There is enough for everyone’s need, but not enough for everyone’s greed.
I love visiting with people from around the globe, listening to their stories, and praying with them.
I love it.
But it’s easy to get overwhelmed.
I’m a fixer. I have a natural tendency to want to singlehandedly fix everything that’s broken.
It’s frustrating and disappointing to accept when I can’t.
I can’t be everything to everyone.
I can’t fix the brokenness that I see when I enter into these homes.
The single woman who is lonely and needs a job so she can buy food again.
The pregnant mother whose husband is still in Congo, just trying to make ends meet.
The apartments without furniture.
The rent that doesn’t get paid.
The empty cabinets and bare refrigerator.
The kids without toys and barely any clothing.
I saw it when I was in Haiti and Guatemala too. Overwhelming needs and un-fixable poverty.
Or so it seemed.
Sometimes I see so much hurt, poverty, and brokenness around me that it makes it feel like there isn’t enough.
Enough of me.
But then I’m reminded that it’s not really about me.
It’s not up to me to fix everything, but to invite God into the brokenness.
We cannot out-give God.

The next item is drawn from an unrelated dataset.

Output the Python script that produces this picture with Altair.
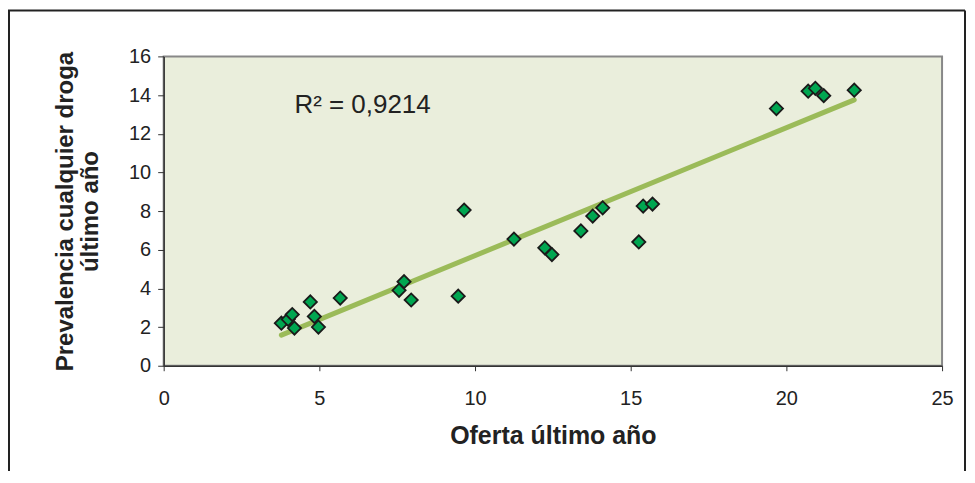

Abundant life is found in pouring ourselves out…
There is no life worth living without generosity because generosity is a function of abundance mentality. And abundance mentality is a function of identity and intimacy.
The way to slowly die is to believe you live in a space of scarcity and not abundance of generosity. The abundant way of life is the paradox of the broken way, to believe we live with enough time, enough resources, enough God…
Radical love isn’t as much about where you move to as letting Jesus move you wherever you are….the only life worth living is the life you lose.
I get discouraged when I think about all the needs, but then God shows up and reminds me that he is more than enough.
It’s impossible to be everything to everybody, but I can be that one person to one person.
It’s not only delusional but incredibly prideful for me to pretend that I can.
Not only will I get burnt-out, but I’ll feel like I’m the hero providing, not the Lord.
All God has called me to do is to be obedient, and to pray.
Sometimes in all of life’s craziness – in all my rush to fix things – I forget to do the one thing he’s asked me to do: Pray. Lift it up to him. Make those problems his problems.
Cast all your burdens on him because he cares for you. (1 Peter 5:7)
A few weekends ago, Claudia was here from the Bruderhof community. We had a great conversation about the simplicity / hospitality wrestle. Those two things can sometimes feel like a conflict. But they don’t have to be.
Hospitality can be simple, but the love can still be extravagant.
Abundance mentality loves extravagantly.
Claudia reminded me about the woman with the alabaster jar who poured her perfume on Jesus feet. (John 12:1-8)
We’re called to live simply, but to love extravagantly. It isn’t a wrestle. It’s a calling.
Judas judged that woman for being wasteful. (Although the Bible says it was really his greed talking, not his frugality.)
I think about her buying that perfume. Did it look wasteful to others? Maybe they thought she was buying it for herself.
But they don’t know her heart.
Her hospitality was love poured out.
I want to live a life poured out.
The opposite of abundance mentality is a poverty mentality.
Poverty mentality hoards when abundance mentality shares.
Poverty mentality fears the drought while abundance mentality is in communion with the giver of rain.
Abundance mentality knows that despite what it may look like, there is always enough to go around. God owns everything.
We aren’t meant to hoard or store up for ourselves.
We’re meant to give freely, knowing that God will provide for the next thing.
We can’t out-give God.
He has given us everything we need.
He has already given us his son.
His divine power has given us everything we need for a godly life through our knowledge of him who called us by his own glory and goodness.
2 Peter 1:3
This is how we know what love is: Jesus Christ laid down his life for us. And we ought to lay down our lives for our brothers and sisters.
1 John 3:16
Abundance mentality isn’t the same as a hero mentality, which can be severely damaging to everyone involved.
I’m no hero, that’s for sure. I need rescuing just as much as anyone.
When we give of ourselves, God is able to meet us there and fill us up again. We are urged to love as he loved us, which means love even to the point of death, with no limits.
How do we find that kind of love?
All we can do is look to him because he did it for us first.